The September 11 attacks that destroyed the World Trade Center and damaged the Pentagon --using civilian airplanes as weapons of mass destruction – have been universally condemned as barbarous acts. They are also fundamental breaches of international humanitarian law, which governs the rules of armed conflict. Yet the rapid resort by political leaders to use of the terminology of war has caused both the public and some other governments to question whether the attacks are to be viewed first and foremost as acts of war under international law, as terrorist acts, or criminal acts.

The distinctions matter. International humanitarian law, which in its present form reflects the lessons of the Holocaust and World War II and is codified in the form of the Geneva Conventions and other universally accepted treaties, sets out the binding criteria that determine what is legal, illegal, and criminal in armed conflict. It also defines crimes against humanity and genocide, abominations that can occur in war or in peacetime.

The question remains, however, as to how to define the assault on the World Trade Center and the Pentagon according to the terms of the accepted norms of international humanitarian law. The assaults appear not to have been carried out by a state, but rather by a shadowy organization that has not even claimed responsibility for them. This raises the fundamental question of whether international humanitarian law is adequate to address the nature and scope of the attacks.

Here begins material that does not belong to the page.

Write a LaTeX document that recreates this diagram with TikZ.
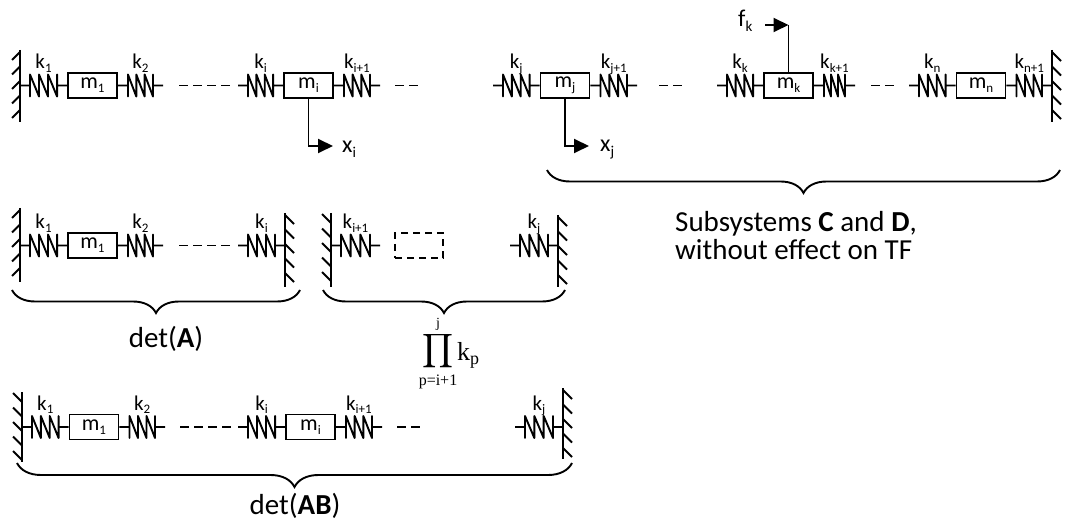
\documentclass[tikz,border=0pt]{standalone}
\usepackage{fontspec}
\usepackage{graphicx}
\setmainfont{Carlito}
\newfontfamily\serif{Liberation Serif}
\usetikzlibrary{calc,arrows.meta,decorations.pathreplacing}
\newcommand\sub[2][13]{\raisebox{-0.18em}{\fontsize{#1}{#1}\selectfont #2}}
\newcommand\wallv[6]{%
  \draw[line width=2.4pt] (#1,#2) -- (#1,#3);
  \foreach \hk in {0,...,4} \draw[line width=1.8pt] (#1,#2+#6+\hk*14.5) -- ++(#4,#5);
}
\newcommand\spr[4]{%
  \draw[spring] (#1) to (#2);
  \node[klab] (#3) at ($(#1)!.5!(#2)+(0,-17)$) {#4};
}
\newcommand\prodstack{\vbox{\offinterlineskip
  \hbox to 40pt{\hss\serif\fontsize{14}{14}\selectfont j\hss}\kern2pt
  \hbox to 40pt{\hss\resizebox*{31pt}{38pt}{$\displaystyle\prod$}\hss}\kern4pt
  \hbox to 40pt{\hss\serif\fontsize{16}{16}\selectfont p=i+1\hss}}}
\tikzset{
  lw/.style={line width=1.9pt},
  mass/.style={draw, line width=1.9pt, minimum width=49pt, minimum height=25pt, inner sep=0pt, font=\fontsize{22}{22}\selectfont},
  ghost/.style={draw, dash pattern=on 7pt off 5pt, line width=1.9pt, minimum width=48pt, minimum height=25pt, inner sep=0pt},
  klab/.style={anchor=base, inner sep=0pt, font=\fontsize{21}{21}\selectfont},
  dashline/.style={line width=1.9pt, dash pattern=on 9pt off 5pt},
  spring/.style={line width=1.9pt, line join=round, to path={let \p1=(\tikztostart), \p2=(\tikztotarget), \n1={(\x2-\x1-20pt)/3} in
     -- (\x1+10pt,\y1) -- (\x1+10pt,\y1-11pt) -- (\x1+10pt,\y1+11pt)
     -- (\x1+10pt+\n1,\y1-11pt) -- (\x1+10pt+\n1,\y1+11pt)
     -- (\x1+10pt+2*\n1,\y1-11pt) -- (\x1+10pt+2*\n1,\y1+11pt)
     -- (\x2-10pt,\y1-11pt) -- (\x2-10pt,\y1+11pt) -- (\x2-10pt,\y1) -- (\tikztotarget)}},
  brc/.style={decorate, decoration={brace, mirror, amplitude=#1}, line width=1.9pt},
  brc/.default=23pt,
  arr/.style={line width=1.9pt, -{Triangle[length=15pt,width=14pt]}},
  big/.style={font=\fontsize{29}{34}\selectfont, inner sep=0pt},
  vlab/.style={anchor=base west, inner sep=0pt, font=\fontsize{24}{24}\selectfont},
}
\begin{document}
\begin{tikzpicture}[x=1pt,y=-1pt]
\useasboundingbox (0,0) rectangle (1068,529);
% ---------------- Row 1 ----------------
\wallv{20}{50}{122}{-8}{8}{2}
\coordinate (aW) at (20,85.5);
\node[mass] (aM1) at (92.5,85.5) {m\sub{1}};
\coordinate (aS2) at (163,85.5);
\coordinate (aD1) at (179,85.5); \coordinate (aD2) at (230,85.5);
\coordinate (aSi) at (238,85.5);
\node[mass] (aMi) at (308.5,85.5) {m\sub{i}};
\coordinate (aSi1) at (380,85.5);
\coordinate (aD3) at (395,85.5); \coordinate (aD4) at (418,85.5);
\coordinate (aSj) at (493,85.5);
\node[mass] (aMj) at (565,85.5) {m\sub{j}};
\coordinate (aSj1) at (637,85.5);
\coordinate (aD5) at (659,85.5); \coordinate (aD6) at (682,85.5);
\coordinate (aSk) at (717,85.5);
\node[mass] (aMk) at (788.5,85.5) {m\sub{k}};
\coordinate (aSk1) at (855,85.5);
\coordinate (aD7) at (871,85.5); \coordinate (aD8) at (894,85.5);
\coordinate (aSn) at (909,85.5);
\node[mass] (aMn) at (981,85.5) {m\sub{n}};
\coordinate (aWR) at (1052,85.5);
\wallv{1052}{50}{122}{9}{9}{2}
\spr{aW}{aM1.west}{ak1}{k\sub{1}}
\spr{aM1.east}{aS2}{ak2}{k\sub{2}}
\spr{aSi}{aMi.west}{aki}{k\sub{i}}
\spr{aMi.east}{aSi1}{aki1}{k\sub{i+1}}
\spr{aSj}{aMj.west}{akj}{k\sub{j}}
\spr{aMj.east}{aSj1}{akj1}{k\sub{j+1}}
\spr{aSk}{aMk.west}{akk}{k\sub{k}}
\spr{aMk.east}{aSk1}{akk1}{k\sub{k+1}}
\spr{aSn}{aMn.west}{akn}{k\sub{n}}
\spr{aMn.east}{aWR}{akn1}{k\sub{n+1}}
\draw[dashline] (aD1) -- (aD2);
\draw[dashline] (aD3) -- (aD4);
\draw[dashline] (aD5) -- (aD6);
\draw[dashline] (aD7) -- (aD8);
\coordinate (aXi) at (333,146);
\draw[arr] (aMi.south) |- (aXi);
\node[vlab] (lxi) at (342,153) {x\sub[15]{i}};
\coordinate (aXj) at (589,146);
\draw[arr] (aMj.south) |- (aXj);
\node[vlab] (lxj) at (600,152) {x\sub[15]{j}};
\coordinate (aFt) at (788.5,25);
\coordinate (aF0) at (765,25);
\draw[lw] (aMk.north) -- (aFt);
\draw[arr] (aF0) -- (aFt);
\node[vlab] (lfk) at (738,27) {f\sub[15]{k}};
\draw[brc] (547,170) -- (1060,170);
\node[big, anchor=base west] (t1) at (675,232) {Subsystems \textbf{C} and \textbf{D},};
\node[big, anchor=base west] (t2) at (675,260) {without effect on TF};
% ---------------- Row 2 ----------------
\wallv{20}{208}{282}{-8}{8}{2}
\coordinate (bW) at (20,245.5);
\node[mass] (bM1) at (92.5,245.5) {m\sub{1}};
\coordinate (bS2) at (163,245.5);
\coordinate (bD1) at (179,245.5); \coordinate (bD2) at (230,245.5);
\coordinate (bSi) at (238,245.5);
\coordinate (bWR) at (285,245.5);
\wallv{285}{213}{287}{9}{9}{2}
\wallv{331}{213}{287}{-9}{-9}{10}
\coordinate (bWM) at (331,245.5);
\coordinate (bSi1) at (380,245.5);
\node[ghost] (bG) at (419,245.5) {};
\coordinate (bSj) at (510,245.5);
\coordinate (bWR2) at (558,245.5);
\wallv{558}{215}{287}{9}{9}{2}
\spr{bW}{bM1.west}{bk1}{k\sub{1}}
\spr{bM1.east}{bS2}{bk2}{k\sub{2}}
\spr{bSi}{bWR}{bki}{k\sub{i}}
\spr{bWM}{bSi1}{bki1}{k\sub{i+1}}
\spr{bSj}{bWR2}{bkj}{k\sub{j}}
\draw[dashline] (bD1) -- (bD2);
\draw[brc] (12,290) -- (300,290);
\draw[brc] (323,290) -- (565,290);
\node[big, anchor=base] (detA) at (166,347) {det(\textbf{A})};
\node[inner sep=0pt, anchor=north] (prod) at (438,318) {\prodstack};
\node[inner sep=0pt, anchor=base west, font=\serif\fontsize{26}{26}\selectfont] (kp) at (457,360) {k\sub[18]{p}};
% ---------------- Row 3 ----------------
\wallv{22}{392}{462}{-9}{-9}{10}
\coordinate (cW) at (22,427);
\node[mass] (cM1) at (94,427) {m\sub{1}};
\coordinate (cS2) at (165,427);
\coordinate (cD1) at (180,427); \coordinate (cD2) at (231,427);
\coordinate (cSi) at (238,427);
\node[mass] (cMi) at (310.5,427) {m\sub{i}};
\coordinate (cSi1) at (382,427);
\coordinate (cD3) at (397,427); \coordinate (cD4) at (420,427);
\coordinate (cSj) at (515,427);
\coordinate (cWR) at (563,427);
\wallv{563}{388}{459}{9}{9}{2}
\spr{cW}{cM1.west}{ck1}{k\sub{1}}
\spr{cM1.east}{cS2}{ck2}{k\sub{2}}
\spr{cSi}{cMi.west}{cki}{k\sub{i}}
\spr{cMi.east}{cSi1}{cki1}{k\sub{i+1}}
\spr{cSj}{cWR}{ckj}{k\sub{j}}
\draw[dashline] (cD1) -- (cD2);
\draw[dashline] (cD3) -- (cD4);
\draw[brc=24pt] (17,463) -- (572,463);
\node[big, anchor=base] (detAB) at (295,514) {det(\textbf{AB})};
\end{tikzpicture}
\end{document}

To encourage a substantive debate both on the assaults themselves and on the legal norms governing any possible retaliation, the Crimes of War Project has so far interviewed a number of leading scholars of international humanitarian law from the US and Britain, with plans to interview others around the world. Those interviewed so far include Robert Kogod Goldman , Professor, Washington College of Law, American University; Eyal Benvenisti, Professor of International Law, The Hebrew University, Jerusalem, and Visiting Professor, Columbia Law School; APV Rogers, OBE, Author, Law on the Battlefield, joint winner of the 1997 Paul Reuter Prize Fellow, Lauterpacht Research Centre for International Law, University of Cambridge, England; Michael Matheson, Senior Fellow, U.S. Institute of Peace; H. Wayne Elliott, S.J.D., Lt. Col. (Ret.) U.S. Army, Former Chief, International Law Division, Judge Advocate’s General School, U.S. Army; and Steven R. Ratner, Albert Sidney Burleson Professor in Law, University of Texas Law School.

Their responses, which follow, point to several preliminary conclusions. H. Wayne Elliott sums up the crimes in the attacks on New York and Washington: “Of course, U.S. domestic law prohibits what happened. But, even under international law and the law of war, these acts would be prohibited. The initial seizure of the plane would be a violation of the hijacking laws and treaties; holding the people on those planes amounted to taking hostages; crashing the plane into civilian targets was a war crime. And, if this was simply the first (or merely the latest) act of war it amounted to an unprovoked attack on a sovereign nation.”

How should the U.S. respond? A.P.V. Rogers remarks: “There has been talk of “reprisal,” “retaliation” and “revenge”. Only the first of these terms is defined in the law of armed conflict. It relates to coercive measures resorted to in certain circumstances to enforce compliance with the law of armed conflict by the enemy…. Retaliation and revenge are not legal terms and have no place in the law of armed conflict. For example, in the war crimes trials that followed the Second World War, military commanders who ordered the execution of a set number of civilians for every soldier killed by partisans were found guilty of war crimes.”